テーマ:「企業訪問型研究会 ―フェリシモ「生活雑貨大賞」の仕組み―」
報告者:株式会社フェリシモ 共働企画グループ 主席係長 城島 見栄 氏
    株式会社フェリシモ 共働企画グループ 主席係長 道本 弘子 氏
    同 上席係長 山本 真紀子 氏
    同 広報部 吉川 公二 氏
日 程:2015年3月4日(水)14:00~17:00
場 所:フェリシモ本社(神戸市中央区)
 
 
 第3回を迎えた「ユーザー・イノベーション研究会」は、神戸市に本社を置く通販大手の株式会社フェリシモを訪問し、同社が展開する顧客参加型商品開発の取り組み「生活雑貨大賞」について、ご担当者の方からご講演をいただいた。
 
会場の様子
会場の様子
 
 2000年からスタートした「生活雑貨大賞」は、同社のカタログ利用者をはじめとして広く商品企画を募集するイベントで、年間1000を超える応募がある。毎年3月末と9月末に締め切られたのち、社内の審査プロセスを経て「優秀賞」が数作品選ばれ、それらは実際に商品化して同社のカタログ「kraso」に掲載される。そのなかでもっとも売上げの高かった商品には「最優秀賞」が与えられる。
 
 企画への応募だけでなく、審査プロセスにもカタログ利用者が関与し、またそうして生み出された商品にはカタログ上で読者との共創で生まれたアイテムであることを示すマークや購入者の声などが添えられて掲載されている。同社が扱う他の商品と比べても、こうして誕生した商品の売上げは好調であるという。
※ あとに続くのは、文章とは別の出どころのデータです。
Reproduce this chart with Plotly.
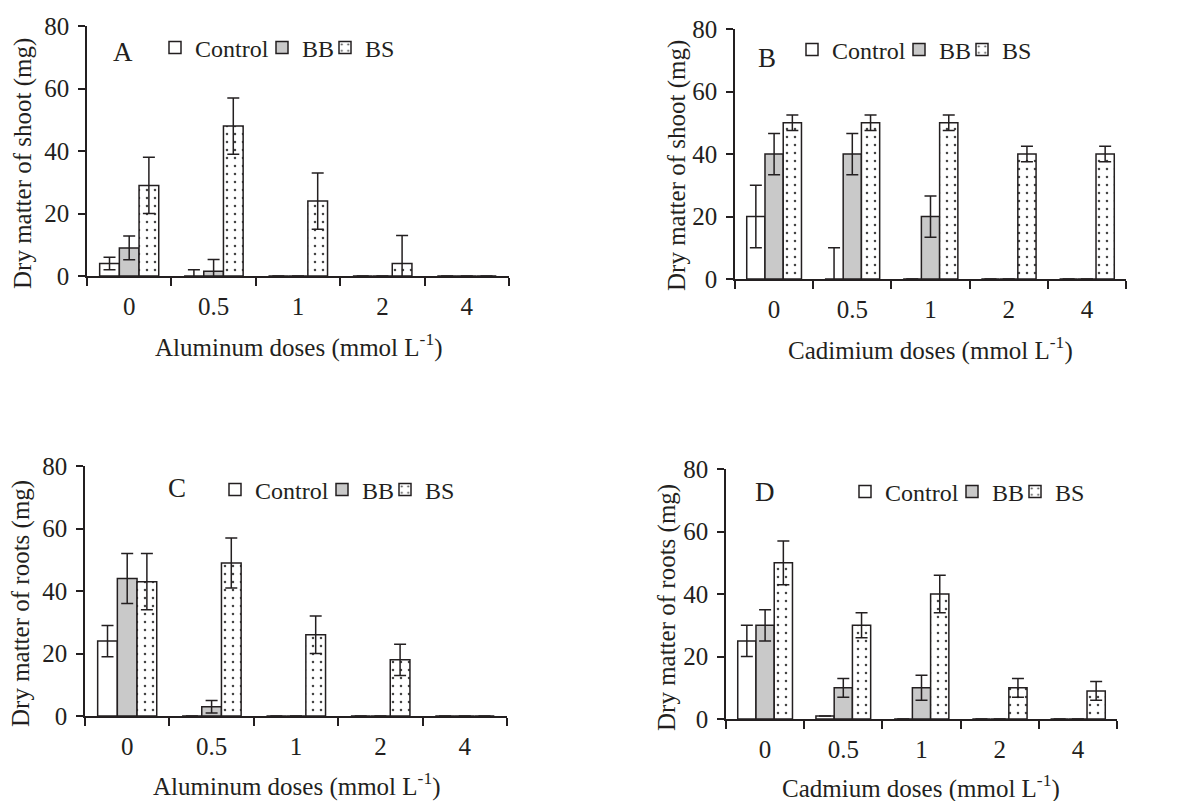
import plotly.graph_objects as go

# ---------------- data ----------------
doses = ["0", "0.5", "1", "2", "4"]
series_names = ["Control", "BB", "BS"]

# A: shoot, aluminum
shoot_al_control = [4, 0, 0, 0, 0]
shoot_al_control_err = [2, 2, 0, 0, 0]
shoot_al_bb = [9, 1.5, 0, 0, 0]
shoot_al_bb_err = [3.8, 3.8, 0, 0, 0]
shoot_al_bs = [29, 48, 24, 4, 0]
shoot_al_bs_err = [9, 9, 9, 9, 0]

# B: shoot, cadmium
shoot_cd_control = [20, 0, 0, 0, 0]
shoot_cd_control_err = [10, 10, 0, 0, 0]
shoot_cd_bb = [40, 40, 20, 0, 0]
shoot_cd_bb_err = [6.6, 6.6, 6.6, 0, 0]
shoot_cd_bs = [50, 50, 50, 40, 40]
shoot_cd_bs_err = [2.5, 2.5, 2.5, 2.5, 2.5]

# C: roots, aluminum
root_al_control = [24, 0, 0, 0, 0]
root_al_control_err = [5, 0, 0, 0, 0]
root_al_bb = [44, 3, 0, 0, 0]
root_al_bb_err = [8, 2, 0, 0, 0]
root_al_bs = [43, 49, 26, 18, 0]
root_al_bs_err = [9, 8, 6, 5, 0]

# D: roots, cadmium
root_cd_control = [25, 1, 0, 0, 0]
root_cd_control_err = [5, 0, 0, 0, 0]
root_cd_bb = [30, 10, 10, 0, 0]
root_cd_bb_err = [5, 3, 4, 0, 0]
root_cd_bs = [50, 30, 40, 10, 9]
root_cd_bs_err = [7, 4, 6, 3, 3]

panel_letters = ["A", "B", "C", "D"]
x_titles = ["Aluminum doses (mmol L<sup>-1</sup>)",
            "Cadimium doses (mmol L<sup>-1</sup>)",
            "Aluminum doses (mmol L<sup>-1</sup>)",
            "Cadmium doses (mmol L<sup>-1</sup>)"]
y_titles = ["Dry matter of shoot (mg)", "Dry matter of shoot (mg)",
            "Dry matter of roots (mg)", "Dry matter of roots (mg)"]

panels = [
    [(shoot_al_control, shoot_al_control_err), (shoot_al_bb, shoot_al_bb_err), (shoot_al_bs, shoot_al_bs_err)],
    [(shoot_cd_control, shoot_cd_control_err), (shoot_cd_bb, shoot_cd_bb_err), (shoot_cd_bs, shoot_cd_bs_err)],
    [(root_al_control, root_al_control_err), (root_al_bb, root_al_bb_err), (root_al_bs, root_al_bs_err)],
    [(root_cd_control, root_cd_control_err), (root_cd_bb, root_cd_bb_err), (root_cd_bs, root_cd_bs_err)],
]

# ---------------- style / layout ----------------
W, H = 1204, 801
FONT = "Liberation Serif, Times New Roman, serif"
INK = "#231f20"

def px(x):
    return x / W

def py(y):
    return 1 - y / H

# plot-area boxes in pixels: (left, right, top, bottom)
boxes = [(87, 509, 26, 276), (735, 1126, 29, 279), (85, 507, 466, 716), (726, 1117, 469, 719)]
legend_starts = [175, 812, 235, 865]       # left edge of first legend box in the reference
legend_y = [48, 50, 490, 492]
legend_item_widths = [62, 18, 0]
letter_pos = [(123, 52), (767, 58), (177, 488), (765, 492)]
ytitle_pos = [(23, 164), (677, 166), (21, 604), (667, 608)]
xtitle_offset = [70, 70, 68, 67]

fills = ["white", "#c9c9c9", "white"]

fig = go.Figure()
for i, panel in enumerate(panels):
    sfx = "" if i == 0 else str(i + 1)
    for j, (vals, errs) in enumerate(panel):
        marker = dict(color=fills[j], line=dict(color=INK, width=1.5))
        if j == 2:
            marker["pattern"] = dict(shape=".", fgcolor="#444444", bgcolor="white",
                                     size=8, solidity=0.08, fillmode="replace")
        fig.add_trace(go.Bar(
            x=doses, y=vals, name=series_names[j],
            marker=marker,
            error_y=dict(type="data", array=errs, visible=True, color=INK,
                         thickness=1.5, width=6),
            xaxis="x" + sfx, yaxis="y" + sfx,
            legend="legend" + sfx,
            legendwidth=legend_item_widths[j] if legend_item_widths[j] else None,
            showlegend=True,
        ))

layout = dict(
    width=W, height=H, margin=dict(l=0, r=0, t=0, b=0, autoexpand=False),
    paper_bgcolor="white", plot_bgcolor="white",
    font=dict(family=FONT, size=25, color=INK),
    barmode="group", bargap=0.3, bargroupgap=0,
    showlegend=True,
)

annotations = []
for i in range(4):
    sfx = "" if i == 0 else str(i + 1)
    l, r, t, b = boxes[i]
    layout["xaxis" + sfx] = dict(
        domain=[px(l), px(r)], anchor="y" + sfx, type="category",
        tickson="boundaries", ticks="outside", ticklen=8, tickwidth=1.5,
        tickcolor=INK, showline=True, linecolor=INK, linewidth=1.5,
        showgrid=False, zeroline=False, tickfont=dict(size=25, family=FONT, color=INK),
        ticklabelstandoff=7, fixedrange=True,
    )
    layout["yaxis" + sfx] = dict(
        domain=[py(b), py(t)], anchor="x" + sfx, range=[0, 80], dtick=20,
        ticks="outside", ticklen=7, tickwidth=1.5, tickcolor=INK,
        showline=True, linecolor=INK, linewidth=1.5, showgrid=False,
        zeroline=False, tickfont=dict(size=25, family=FONT, color=INK),
        ticklabelstandoff=4, fixedrange=True,
    )
    layout["legend" + sfx] = dict(
        orientation="h", x=px(legend_starts[i] - 20), y=py(legend_y[i]),
        xanchor="left", yanchor="middle",
        font=dict(size=24, family=FONT, color=INK), bgcolor="rgba(0,0,0,0)",
        itemwidth=30, traceorder="normal", borderwidth=0,
    )
    ax, ay = letter_pos[i]
    annotations.append(dict(text=panel_letters[i], x=px(ax), y=py(ay), xref="paper", yref="paper",
                            showarrow=False, xanchor="center", yanchor="middle",
                            font=dict(size=27, family=FONT, color=INK)))
    annotations.append(dict(text=x_titles[i], x=px((l + r) / 2), y=py(b + xtitle_offset[i]),
                            xref="paper", yref="paper",
                            showarrow=False, xanchor="center", yanchor="middle",
                            font=dict(size=25, family=FONT, color=INK)))
    tx, ty = ytitle_pos[i]
    annotations.append(dict(text=y_titles[i], x=px(tx), y=py(ty), xref="paper", yref="paper",
                            showarrow=False, xanchor="center", yanchor="middle", textangle=-90,
                            font=dict(size=25, family=FONT, color=INK)))

layout["annotations"] = annotations
fig.update_layout(**layout)
fig.write_html("out.html", config={"displayModeBar": False},
               post_script="document.body.style.margin='0';")
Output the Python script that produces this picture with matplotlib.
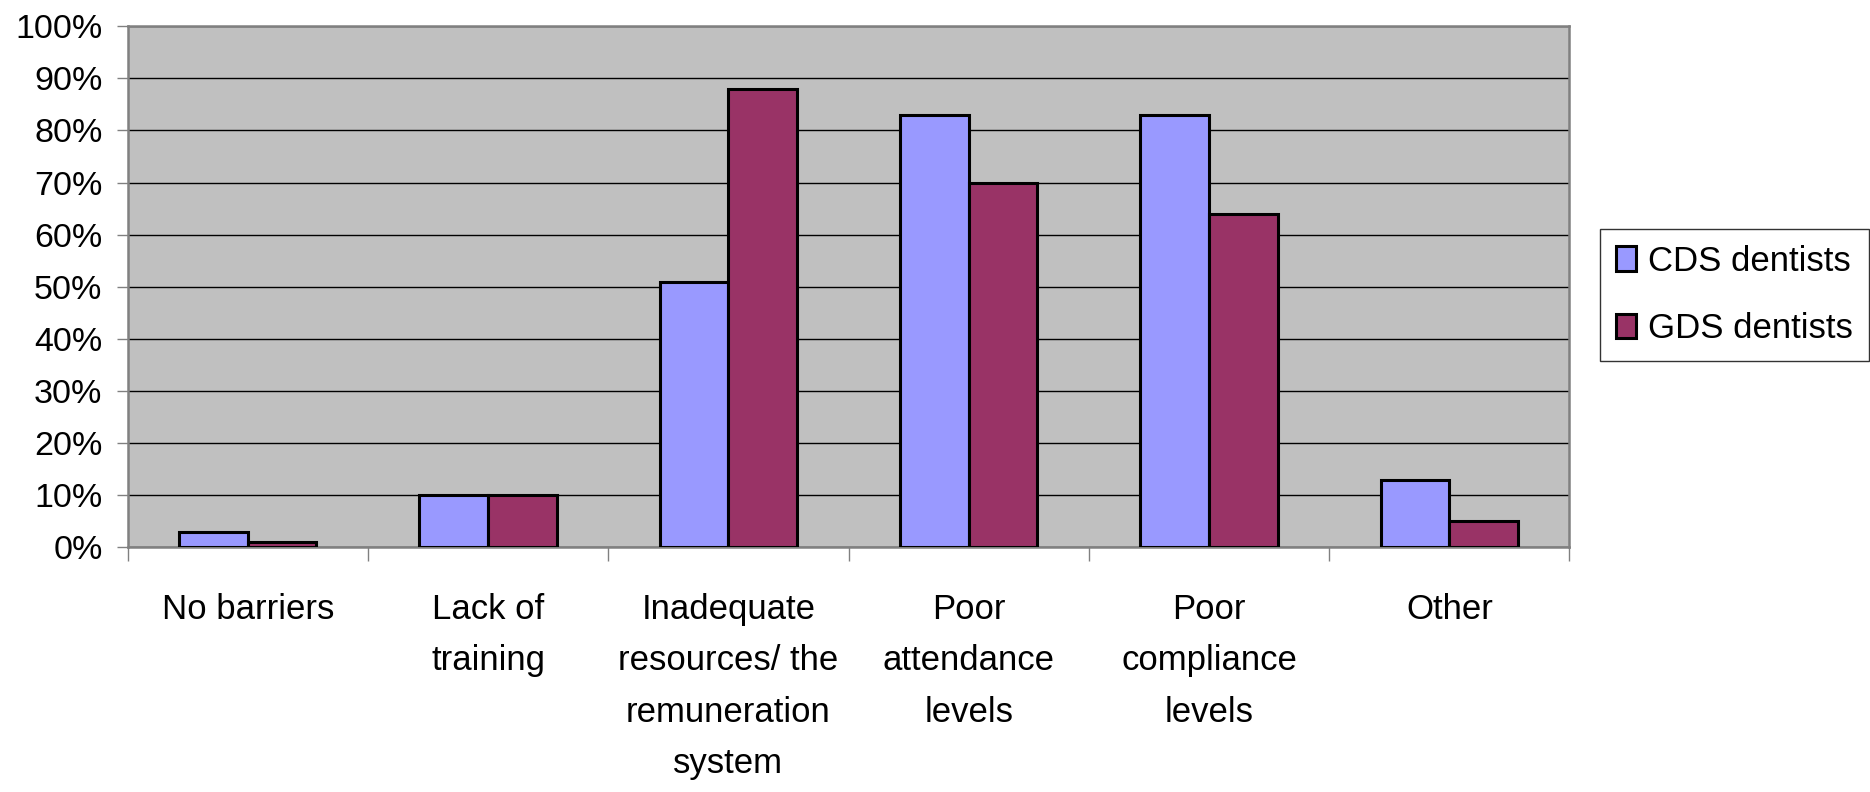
import numpy as np
import matplotlib
matplotlib.use("Agg")
import matplotlib.pyplot as plt
from matplotlib import font_manager

categories = ["No barriers", "Lack of\ntraining", "Inadequate\nresources/ the\nremuneration\nsystem",
              "Poor\nattendance\nlevels", "Poor\ncompliance\nlevels", "Other"]
cds = [3, 10, 51, 83, 83, 13]
gds = [1, 10, 88, 70, 64, 5]
series_names = ["CDS dentists", "GDS dentists"]
yticks = [0, 10, 20, 30, 40, 50, 60, 70, 80, 90, 100]

C = {"cds": "#9999FF", "gds": "#993366", "bg": "#C0C0C0", "frame": "#808080"}
FONT = "Liberation Sans"

fig = plt.figure(figsize=(18.7, 7.92), dpi=100)
ax = fig.add_axes([0.0682, 0.3088, 0.8393 - 0.0682, 0.967 - 0.3088])
ax.set_facecolor(C["bg"])

x = np.arange(len(categories))
w = 1 / 3.5  # excel gap width 150%
ax.bar(x - w / 2, cds, w, color=C["cds"], edgecolor="black", linewidth=2.2, label=series_names[0], zorder=3)
ax.bar(x + w / 2, gds, w, color=C["gds"], edgecolor="black", linewidth=2.2, label=series_names[1], zorder=3)

ax.set_xlim(-0.5, len(categories) - 0.5)
ax.set_ylim(0, 100)
ax.set_yticks(yticks)
ax.set_yticklabels([f"{v}%" for v in yticks], family=FONT, fontsize=24.5)
ax.yaxis.grid(True, color="black", linewidth=1.0, zorder=1)
ax.set_axisbelow(True)
ax.tick_params(axis="y", length=8, width=1, color=C["frame"], pad=10)

# boundary ticks between categories, labels at centres
ax.set_xticks(np.arange(len(categories) + 1) - 0.5)
ax.set_xticklabels([])
ax.tick_params(axis="x", which="major", length=10, width=1, color=C["frame"])
ax.set_xticks(x, minor=True)
ax.set_xticklabels(categories, minor=True, family=FONT, fontsize=25, linespacing=1.7, va="top")
ax.tick_params(axis="x", which="minor", length=0, pad=33)

for s in ax.spines.values():
    s.set_color(C["frame"])
    s.set_linewidth(1.8)

leg = fig.legend(loc="center left", bbox_to_anchor=(0.8558, 0.6275), frameon=True, fancybox=False,
                 prop={"family": FONT, "size": 25}, handlelength=0.58, handleheight=0.7,
                 handletextpad=0.35, labelspacing=1.0, borderpad=0.45, borderaxespad=0)
leg.get_frame().set_edgecolor("black")
leg.get_frame().set_linewidth(1.0)

fig.savefig("out.png", dpi=100)
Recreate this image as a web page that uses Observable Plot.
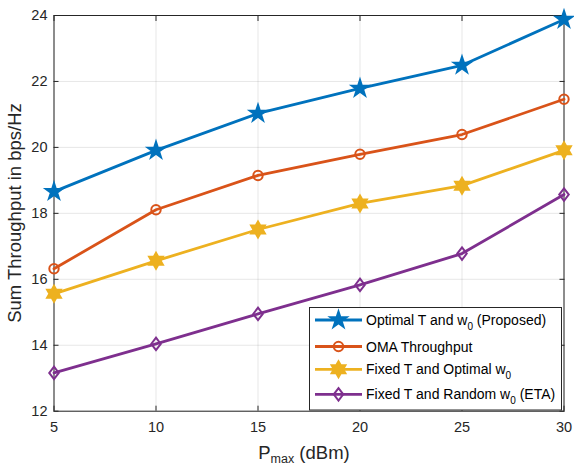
<!DOCTYPE html>
<html><head><meta charset="utf-8">
<script src="https://cdn.jsdelivr.net/npm/d3@7"></script>
<script src="https://cdn.jsdelivr.net/npm/@observablehq/plot@0.6"></script>
<style>
body{margin:0;background:#fff}
svg{font-family:"Liberation Sans",Arial,Helvetica,sans-serif}
</style>
</head><body><div id="chart"></div>
<script>
// ---- data ----
const pmax = [5, 10, 15, 20, 25, 30];
const optimalProposed = [18.66, 19.91, 21.03, 21.79, 22.49, 23.88];
const omaThroughput   = [16.32, 18.11, 19.15, 19.79, 20.39, 21.46];
const fixedTOptimalW0 = [15.56, 16.56, 17.51, 18.30, 18.84, 19.91];
const fixedTRandomW0  = [13.16, 14.04, 14.95, 15.83, 16.78, 18.57];
const xTicks = [5, 10, 15, 20, 25, 30];
const yTicks = [12, 14, 16, 18, 20, 22, 24];
const seriesKeys = ["proposed", "oma", "fixedOpt", "fixedRand"];
const seriesLabels = [
  ["Optimal T and w", "0", " (Proposed)"],
  ["OMA Throughput", "", ""],
  ["Fixed T and Optimal w", "0", ""],
  ["Fixed T and Random w", "0", " (ETA)"]
];

// ---- styles ----
const colors = {proposed: "#0072BD", oma: "#D95319", fixedOpt: "#EDB120", fixedRand: "#7E2F8E"};
const hexagram = {draw(ctx, size) {
  const R = Math.sqrt(size / Math.PI) * 1.6, r = R / Math.sqrt(3);
  for (let i = 0; i < 12; i++) {
    const a = -Math.PI / 2 + i * Math.PI / 6, rr = i % 2 ? r : R;
    const x = rr * Math.cos(a), y = rr * Math.sin(a);
    i ? ctx.lineTo(x, y) : ctx.moveTo(x, y);
  }
  ctx.closePath();
}};
const diamondM = {draw(ctx, size) {
  const s = Math.sqrt(size / Math.PI);
  const w = s * 0.95, h = s * 1.25;
  ctx.moveTo(0, -h); ctx.lineTo(w, 0); ctx.lineTo(0, h); ctx.lineTo(-w, 0); ctx.closePath();
}};
const symbols = {proposed: d3.symbolStar, oma: d3.symbolCircle, fixedOpt: hexagram, fixedRand: diamondM};
const filled = {proposed: true, oma: false, fixedOpt: true, fixedRand: false};
const radii = {proposed: 5.1, oma: 4.7, fixedOpt: 5, fixedRand: 5};

const valuesByKey = {proposed: optimalProposed, oma: omaThroughput, fixedOpt: fixedTOptimalW0, fixedRand: fixedTRandomW0};
const rows = seriesKeys.flatMap(k => pmax.map((p, i) => ({key: k, x: p, y: valuesByKey[k][i]})));

const axisColor = "#262626";
const marks = [
  Plot.gridX({ticks: xTicks, stroke: axisColor, strokeOpacity: 0.11}),
  Plot.gridY({ticks: yTicks, stroke: axisColor, strokeOpacity: 0.11}),
  Plot.axisX({ticks: xTicks, anchor: "bottom", tickSize: 0, tickPadding: 11, fontSize: 14.5, fill: axisColor, label: null}),
  Plot.axisY({ticks: yTicks, anchor: "left", tickSize: 0, tickPadding: 6.5, fontSize: 14.5, fill: axisColor, label: null}),
  Plot.axisX({ticks: xTicks, anchor: "bottom", tickSize: 5, dy: -5, fill: "none", stroke: axisColor, label: null}),
  Plot.axisX({ticks: xTicks, anchor: "top", tickSize: 5, dy: 5, fill: "none", stroke: axisColor, label: null}),
  Plot.axisY({ticks: yTicks, anchor: "left", tickSize: 5, dx: 5, fill: "none", stroke: axisColor, label: null}),
  Plot.axisY({ticks: yTicks, anchor: "right", tickSize: 5, dx: -5, fill: "none", stroke: axisColor, label: null}),
  Plot.frame({stroke: axisColor, strokeWidth: 1})
];
for (const k of seriesKeys) {
  const d = rows.filter(r => r.key === k);
  marks.push(Plot.line(d, {x: "x", y: "y", stroke: colors[k], strokeWidth: 2.8}));
  marks.push(Plot.dot(d, {x: "x", y: "y", symbol: () => symbols[k], r: radii[k],
    stroke: colors[k], strokeWidth: 2, fill: filled[k] ? colors[k] : "none"}));
}

const chart = Plot.plot({
  width: 574, height: 467,
  marginLeft: 53.5, marginRight: 10.5, marginTop: 15, marginBottom: 56.3,
  x: {domain: [5, 30], label: null},
  y: {domain: [12, 24], label: null},
  symbol: {type: "identity"},
  style: {fontFamily: '"Liberation Sans",Arial,sans-serif', background: "#fff"},
  marks
});
document.getElementById("chart").appendChild(chart);

// ---- axis labels (with subscript) and legend ----
const svg = d3.select(chart);
svg.append("text").attr("transform", "translate(21,213) rotate(-90)")
  .attr("text-anchor", "middle").attr("font-size", 18.5).attr("fill", axisColor)
  .text("Sum Throughput in bps/Hz");
const xl = svg.append("text").attr("x", 304).attr("y", 458.5).attr("text-anchor", "middle")
  .attr("font-size", 18.5).attr("fill", axisColor);
xl.append("tspan").text("P");
xl.append("tspan").attr("font-size", 12.5).attr("dy", 4.5).text("max");
xl.append("tspan").attr("dy", -4.5).text(" (dBm)");

const lg = svg.append("g").attr("text-anchor", "start");
lg.append("rect").attr("x", 309.5).attr("y", 307.5).attr("width", 252).attr("height", 102.5)
  .attr("fill", "#fff").attr("stroke", axisColor).attr("stroke-width", 1);
const ys = [320, 346.5, 369.3, 394.3];
seriesKeys.forEach((k, i) => {
  const y = ys[i];
  lg.append("line").attr("x1", 315).attr("x2", 362).attr("y1", y).attr("y2", y)
    .attr("stroke", colors[k]).attr("stroke-width", 2.8);
  lg.append("path").attr("transform", `translate(338.5,${y})`)
    .attr("d", d3.symbol(symbols[k], Math.PI * radii[k] * radii[k])())
    .attr("stroke", colors[k]).attr("stroke-width", 2).attr("fill", filled[k] ? colors[k] : "none");
  const t = lg.append("text").attr("x", 366).attr("y", y + 5).attr("font-size", 14).attr("fill", "#000");
  const [a, sub, b] = seriesLabels[i];
  t.append("tspan").text(a);
  if (sub) {
    t.append("tspan").attr("font-size", 10).attr("dy", 5).text(sub);
    t.append("tspan").attr("dy", -5).text(b);
  }
});
</script></body></html>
数年前からは、カタログ利用者とフェリシモがともに力を出し合って商品を育てていくための専門部署「共働企画グループ」も社内に設けられている。
 

 
 ご講演では、いかに応募者が熱心に応募作品の企画を行っているかということや、それに応えるべく同社が審査プロセスなどをどのように工夫しているかといった内容が紹介された。その後の質疑応答でも、こうした顧客参加型商品開発が同社の組織にどのような影響を与えているのか、カタログ利用者との関係性を構築する点でどのような注意を払っているか、といったような多くの質問がなされ、活気ある雰囲気のなか研究会が終了した。
 

 
 「生活雑貨大賞」は、日本におけるユーザー・イノベーションの事例、とくに消費財分野での取り組みにおいて数少ない成功事例のひとつであると言えるだろう。今回の研究会で、実際にその商品開発組織の内情や積極的に参加している消費者の状況について情報提供いただけたことは、当分野の研究において非常に貴重な機会になったことは間違いない。ご協力いただいた株式会社フェリシモの皆様に、この場をお借りし改めて感謝の意を表したい。